Brian Hibbs comes off a little prickish in this interview. We need more attitudes like James Sime running shops around the country, and retailers might actually want to TELL and encourage their readers to check out webcomics- even have suggested lists and urls to give out.

Two retailers I know both see the free stuff as hurting their business when they should be embracing it. These shops should setup bigscreen monitors and allow customers to browse select comics right in the store. Evolve or die!

Why do people even care about Hibbs opinions? Why do they even let him speak?

I love free comics on the internet, especially new stuff. I’ve been through the DC and Marvel sites and it’s nice, but it’[s clearly an afterthought. Freak Angels is a perfect example of something created specifically for the web and then turned into something that can be sold at the brick and mortar comic shops.

The comic book industry is so far behind the times in terms of how we use the internet.
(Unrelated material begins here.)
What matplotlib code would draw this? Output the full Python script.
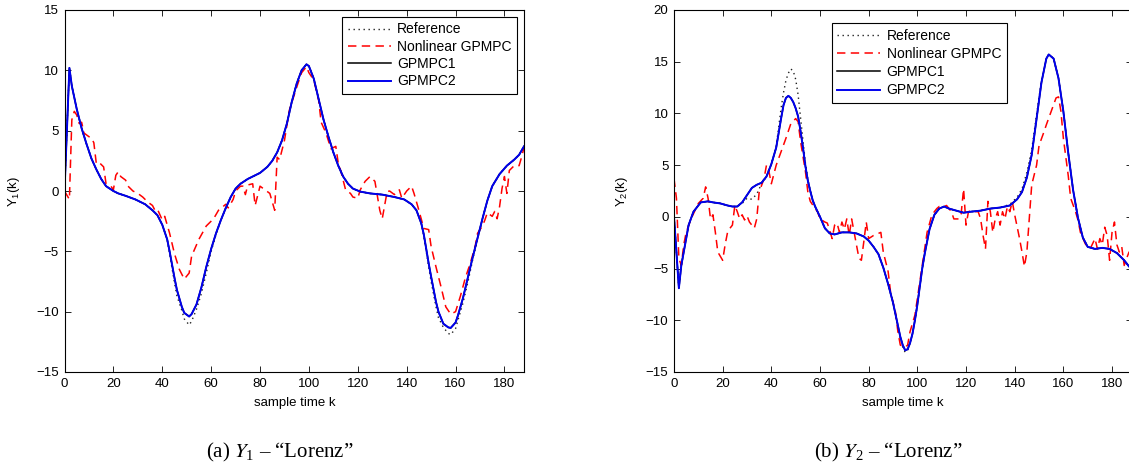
import matplotlib
matplotlib.use("Agg")
import matplotlib.pyplot as plt

plt.rcParams["font.family"] = ["Liberation Sans", "DejaVu Sans"]
plt.rcParams["mathtext.default"] = "regular"

# ---- Y1 data ----
k_y1_model = [0, 2, 3, 5, 7, 9, 11, 13, 15, 17, 20, 22, 25, 29, 33, 36, 38, 40, 42, 43,
              45, 46, 48, 49, 51, 52, 54, 56, 58, 60, 62, 64, 66, 68, 70, 72, 75, 78, 80, 83,
              85, 87, 89, 91, 93, 95, 97, 99, 100, 102, 104, 106, 108, 110, 112, 114, 116, 118, 121, 125,
              130, 135, 139, 142, 144, 146, 147, 149, 150, 152, 153, 155, 157, 158, 160, 161, 163, 165, 167, 169,
              171, 173, 175, 178, 181, 184, 186, 188]
gpmpc2_y1 = [0.0, 10.2, 8.7, 6.8, 5.2, 3.9, 2.7, 1.8, 1.0, 0.4, 0.0, -0.2, -0.4, -0.7, -1.1, -1.6, -2.0, -2.8, -4.0, -5.0,
             -7.2, -8.2, -9.6, -10.1, -10.4, -10.2, -9.4, -8.0, -6.3, -4.8, -3.5, -2.4, -1.4, -0.5, 0.2, 0.6, 1.0, 1.3, 1.5, 2.0,
             2.5, 3.2, 4.2, 5.6, 7.4, 8.9, 10.0, 10.5, 10.35, 9.3, 7.6, 5.9, 4.5, 3.2, 2.1, 1.2, 0.6, 0.2, -0.05, -0.2,
             -0.3, -0.5, -0.7, -1.1, -1.6, -2.7, -3.6, -6.0, -7.1, -9.2, -10.0, -11.0, -11.3, -11.35, -10.9, -10.3, -8.9, -7.2, -5.5, -3.9,
             -2.3, -0.8, 0.4, 1.4, 2.1, 2.6, 3.0, 3.7]
gpmpc1_y1 = list(gpmpc2_y1)
reference_y1 = [0.0, 10.2, 8.7, 6.8, 5.2, 3.9, 2.7, 1.8, 1.0, 0.4, 0.0, -0.2, -0.4, -0.7, -1.1, -1.6, -2.0, -2.8, -4.0, -5.2,
                -7.6, -8.7, -9.9, -10.6, -11.1, -10.8, -9.8, -8.5, -6.8, -5.0, -3.6, -2.4, -1.4, -0.5, 0.2, 0.6, 1.0, 1.3, 1.5, 2.0,
                2.5, 3.2, 4.2, 5.6, 7.4, 8.9, 10.0, 10.5, 10.35, 9.3, 7.6, 5.9, 4.5, 3.2, 2.1, 1.2, 0.6, 0.2, -0.05, -0.2,
                -0.3, -0.5, -0.7, -1.1, -1.6, -2.7, -3.7, -6.3, -7.5, -9.6, -10.5, -11.3, -11.8, -11.9, -11.4, -10.7, -9.3, -7.6, -5.7, -4.0,
                -2.3, -0.8, 0.4, 1.4, 2.1, 2.6, 3.0, 3.7]

k_y1_nl = [0, 2, 3, 4, 5, 6, 7, 8, 10, 11, 12, 13, 14, 16, 17, 19, 20, 21, 22, 23,
           25, 26, 28, 30, 32, 34, 36, 37, 38, 40, 41, 43, 45, 47, 49, 51, 52, 55, 58, 61,
           63, 66, 67, 69, 70, 72, 73, 74, 75, 77, 78, 80, 82, 84, 86, 87, 88, 90, 92, 95,
           97, 99, 100, 102, 104, 105, 107, 109, 111, 112, 113, 115, 117, 118, 120, 121, 123, 125, 127, 129,
           130, 132, 133, 135, 137, 138, 140, 142, 143, 145, 147, 149, 150, 152, 154, 156, 158, 160, 162, 164,
           166, 168, 169, 171, 172, 173, 175, 176, 177, 178, 179, 180, 181, 182, 184, 186, 187, 188]
nonlinear_y1 = [0.0, -0.7, 5.9, 6.6, 6.3, 5.6, 5.7, 4.8, 4.5, 4.4, 4.0, 2.3, 2.4, 2.0, 0.6, 0.4, 0.1, 1.3, 1.6, 1.2,
                0.9, 0.4, 0.0, -0.2, -0.5, -0.9, -1.2, -1.6, -1.5, -2.4, -2.1, -3.5, -5.2, -6.5, -7.3, -6.8, -5.4, -4.0, -2.9, -2.3,
                -1.6, -1.1, -1.4, -0.7, 0.0, 0.4, 0.4, -0.3, 0.5, 0.6, -1.2, 0.4, 0.1, -0.2, -1.6, 2.8, 2.6, 4.2, 6.7, 8.6,
                9.8, 10.3, 9.8, 9.2, 7.5, 5.7, 4.8, 3.5, 3.7, 2.3, 1.7, 0.1, -0.2, -0.5, -0.6, 0.1, 0.8, 1.2, 0.8, -1.6,
                -2.3, -0.05, 0.0, -0.3, 0.1, -0.6, 0.0, 0.4, -0.2, -1.6, -3.1, -3.2, -4.6, -6.3, -7.9, -9.6, -10.2, -10.0, -8.7, -7.2,
                -6.0, -4.6, -3.5, -2.9, -2.4, -1.8, -2.1, -1.7, -2.3, -1.3, 0.2, 1.2, -0.2, 1.7, 2.1, 2.1, 2.8, 3.6]

# ---- Y2 data ----
k_y2_model = [0, 1, 2, 3, 5, 6, 8, 11, 14, 16, 19, 22, 24, 26, 28, 30, 32, 34, 36, 38,
              40, 42, 44, 45, 46, 47, 48, 49, 50, 51, 52, 53, 54, 55, 56, 57, 58, 60, 62, 64,
              66, 69, 72, 75, 78, 80, 82, 84, 86, 88, 90, 92, 93, 94, 95, 96, 97, 98, 99, 100,
              102, 103, 105, 107, 109, 111, 113, 116, 119, 122, 126, 130, 134, 138, 141, 143, 145, 147, 149, 151,
              153, 154, 156, 158, 160, 162, 164, 166, 168, 170, 173, 176, 179, 182, 185, 187, 188]
gpmpc2_y2 = [0.0, -3.4, -6.9, -4.7, -2.1, -0.8, 0.5, 1.4, 1.5, 1.4, 1.3, 1.1, 1.0, 1.0, 1.4, 2.1, 2.8, 3.1, 3.3, 3.9,
             5.1, 6.7, 9.5, 10.8, 11.5, 11.7, 11.5, 11.1, 10.5, 9.7, 8.3, 6.7, 4.9, 3.5, 2.5, 1.6, 1.0, 0.0, -1.1, -1.6,
             -1.7, -1.5, -1.5, -1.6, -1.9, -2.3, -2.9, -3.6, -4.9, -6.5, -8.3, -10.5, -11.6, -12.4, -12.9, -12.8, -12.2, -11.3, -10.0, -8.5,
             -5.0, -3.6, -1.2, 0.2, 0.8, 1.0, 0.8, 0.6, 0.4, 0.5, 0.6, 0.8, 0.9, 1.1, 1.7, 2.4, 3.8, 6.0, 9.5, 13.0,
             15.3, 15.7, 15.3, 13.4, 10.2, 6.2, 2.6, -0.1, -2.0, -2.9, -3.1, -3.0, -3.1, -3.5, -4.2, -4.8, -5.0]
gpmpc1_y2 = list(gpmpc2_y2)
reference_y2 = [0.0, -3.4, -6.9, -4.7, -2.1, -0.8, 0.5, 1.4, 1.5, 1.4, 1.3, 1.1, 1.0, 1.0, 1.3, 1.8, 1.7, 2.2, 3.2, 3.9,
                5.1, 6.8, 10.5, 12.0, 13.2, 13.9, 14.3, 14.1, 13.3, 11.8, 9.6, 7.4, 5.2, 3.6, 2.5, 1.6, 1.0, 0.0, -1.1, -1.6,
                -1.7, -1.5, -1.5, -1.6, -1.9, -2.3, -2.9, -3.6, -4.9, -6.5, -8.3, -10.5, -11.7, -12.6, -13.1, -12.9, -12.2, -11.3, -10.0, -8.5,
                -5.0, -3.6, -1.2, 0.2, 0.8, 1.0, 0.8, 0.6, 0.4, 0.5, 0.6, 0.8, 0.9, 1.2, 1.9, 2.7, 4.3, 6.5, 9.9, 13.2,
                15.3, 15.7, 15.3, 13.4, 10.2, 6.2, 2.6, -0.1, -2.0, -2.9, -3.1, -3.0, -3.1, -3.5, -4.2, -4.8, -5.0]

k_y2_nl = [0, 1, 2, 3, 4, 5, 7, 9, 10, 12, 13, 14, 15, 16, 17, 18, 20, 21, 22, 23,
           24, 25, 26, 27, 28, 29, 30, 31, 33, 34, 35, 37, 38, 39, 40, 42, 44, 46, 48, 50,
           51, 52, 54, 55, 56, 58, 59, 60, 62, 63, 65, 66, 67, 68, 69, 70, 71, 72, 73, 75,
           76, 77, 78, 79, 80, 82, 84, 85, 86, 88, 89, 91, 92, 93, 95, 96, 97, 99, 100, 102,
           104, 106, 108, 109, 111, 112, 114, 115, 117, 118, 119, 120, 121, 122, 124, 125, 126, 127, 128, 129,
           130, 131, 132, 133, 134, 135, 136, 137, 138, 139, 140, 142, 143, 144, 145, 146, 147, 149, 150, 152,
           153, 155, 157, 158, 159, 160, 162, 163, 165, 166, 167, 169, 170, 171, 173, 174, 175, 176, 177, 178,
           179, 180, 181, 182, 183, 184, 185, 186, 187, 188]
nonlinear_y2 = [3.7, 1.8, -4.0, -4.7, -2.7, -1.5, -0.2, 0.8, 1.3, 1.8, 2.9, 1.8, -0.2, 0.2, -1.5, -3.4, -4.2, -2.7, -1.5, -1.1,
                -0.8, 1.1, 0.5, -0.2, 0.2, -0.3, 0.1, -0.5, -1.1, -0.2, 2.4, 3.7, 5.0, 4.4, 3.2, 5.0, 6.3, 7.6, 9.0, 9.5,
                9.2, 7.3, 4.4, 2.4, 1.5, 0.8, 0.5, -0.2, -0.5, -0.6, -2.1, -0.8, -0.6, -1.5, -0.5, -1.2, -0.2, -1.8, -0.2, -2.7,
                -4.0, -4.2, -2.4, -0.5, -2.1, -1.8, -1.6, -1.5, -3.4, -5.3, -7.3, -9.2, -11.1, -12.4, -12.6, -12.4, -11.1, -9.5, -7.9, -4.7,
                -1.5, 0.2, 0.8, 1.0, 1.0, 1.1, 0.5, -0.2, -0.2, 0.3, 2.7, -0.8, 0.5, 0.6, 0.5, 0.5, -0.2, -1.8, -3.1, 1.5,
                0.5, -1.5, -0.2, 0.5, -0.8, 0.5, -0.2, 1.0, 0.5, 1.5, 0.2, -2.1, -3.4, -4.8, -3.4, -0.2, 3.1, 5.0, 6.9, 8.2,
                8.9, 10.2, 11.5, 11.6, 10.2, 7.6, 4.0, 1.8, 0.5, -0.3, -1.5, -2.6, -2.9, -3.1, -2.1, -3.1, -2.1, -2.7, -1.0, -1.8,
                -4.2, -1.5, -0.5, -2.7, -3.4, -2.9, -4.7, -4.0, -3.4, -4.2]

x_ticks = list(range(0, 181, 20))
legend_labels = ["Reference", "Nonlinear GPMPC", "GPMPC1", "GPMPC2"]

FIG_W, FIG_H = 1129, 467


def style_axes(ax, ylim, yticks):
    ax.set_xlim(0, 188)
    ax.set_ylim(*ylim)
    ax.set_xticks(x_ticks)
    ax.set_yticks(yticks)
    ax.tick_params(direction="in", top=True, right=True, length=4,
                   width=0.6, labelsize=9.5, pad=4)
    for spine in ax.spines.values():
        spine.set_linewidth(0.8)


def draw_panel(rect, k_model, ref, nl_k, nl, g1, g2, ylim, yticks, ylabel,
               ylabel_x, legend_loc, legend_anchor, row_gap):
    ax = fig.add_axes(rect)
    ax.plot(k_model, ref, color="#222222", lw=1.0, dashes=(1, 2.6),
            label=legend_labels[0])
    ax.plot(nl_k, nl, color="red", lw=1.1, dashes=(5.5, 3.5),
            label=legend_labels[1])
    ax.plot(k_model, g1, color="black", lw=1.1, label=legend_labels[2])
    ax.plot(k_model, g2, color="#0000ee", lw=1.4, label=legend_labels[3])
    style_axes(ax, ylim, yticks)
    ax.set_xlabel("sample time k", fontsize=9.5, va="top")
    ax.xaxis.set_label_coords(0.5, -0.068)
    ax.set_ylabel(ylabel, fontsize=9.5)
    ax.yaxis.set_label_coords(ylabel_x, 0.5)
    leg = ax.legend(loc=legend_loc, bbox_to_anchor=legend_anchor,
                    borderaxespad=0, fancybox=False, framealpha=1,
                    edgecolor="black", fontsize=10, handlelength=3.1,
                    handletextpad=0.45, labelspacing=row_gap, borderpad=0.4)
    leg.get_frame().set_linewidth(0.8)
    return ax


fig = plt.figure(figsize=(FIG_W / 100, FIG_H / 100), dpi=100)

bottom = 1 - 372 / FIG_H
height = 362 / FIG_H

draw_panel([64.5 / FIG_W, bottom, 459.5 / FIG_W, height],
           k_y1_model, reference_y1, k_y1_nl, nonlinear_y1, gpmpc1_y1, gpmpc2_y1,
           (-15, 15), list(range(-15, 16, 5)), "Y$_1$(k)", -0.0925,
           "upper right", (0.985, 0.981), 0.24)

draw_panel([674 / FIG_W, bottom, 457.5 / FIG_W, height],
           k_y2_model, reference_y2, k_y2_nl, nonlinear_y2, gpmpc1_y2, gpmpc2_y2,
           (-15, 20), list(range(-15, 21, 5)), "Y$_2$(k)", -0.096,
           "upper left", (0.345, 0.963), 0.3)

fig.text(280 / FIG_W, 1 - 452 / FIG_H, "(a) $\\mathit{Y}_1$ \u2013 \u201cLorenz\u201d",
         ha="center", va="center", fontsize=15, family="Liberation Serif",
         math_fontfamily="stix")
fig.text(888 / FIG_W, 1 - 452 / FIG_H, "(b) $\\mathit{Y}_2$ \u2013 \u201cLorenz\u201d",
         ha="center", va="center", fontsize=15, family="Liberation Serif",
         math_fontfamily="stix")

fig.savefig("out.png", dpi=100)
It’s great to finally see these baby steps being taken. I understand why it makes retailers nervous, but I think that comes from many of them not fully understanding how the internet can be used to generate sales for them.

We put some Atomic Robo work online and it was great for us. Also, I get a slew of Google Alerts every month that link to Robo Torrents -I think this is great. You lose nothing by putting your work on the internet -the guy who only reads a comic because it was free online was enver going to spend money on your product anyway. BUT you have an opportunity to create new fans who otherwise would never have seen your book. I think the thing to keep in mind is that there is a whole huge group of people who read comics online, who have never stepped foot inside a comic book store. And they out number us old school folks who like to hold a comic in our hands.

I think that as webcomics mature, and we start to see more things put on the web for free with the intent of publishing collected volumes later on that it will only help the industry, not hurt it.

I’ll give these questions a go…

“In general, what are your thoughts on companies putting their comics out on the Web for free like this? Do you think it ultimately helps or hurts sales (or neither)?”

I think it’s a fine promotion, but who knows if it turns into sales or not. I very rarely have someone tell me “Oh hey, I read this free on MySpace, now I’m going to buy a copy!” We sold one copy of the first MySpace Presents Dark Horse tpb, despite having a Joss Whedon story in it.

“Did you order Hexed #1? If so, how has it done?”

I ordered the generic 2 copies for a new series, received the 5 free copies for being a Top 500 retailer, and sold one copy as of Monday morning. Unless the others start selling soon, I will order 2 copies for another issue, and then drop it to one, assuming I continue to only sell one copy. If #2 doesn’t sell, I will reduce the order to 0 copies for the next issue.

“Have any of your customers who bought the book mentioned the MySpace promotion?”

No.

“Has the MySpace promotion affected how you plan to order future copies of the book? ”

Nope. See my 2nd response for my future orders.

“What was your reaction to how the promotion was communicated, via the video from Mark Waid?”

I got an e-mail, but I didn’t see a video, so…I have no reaction!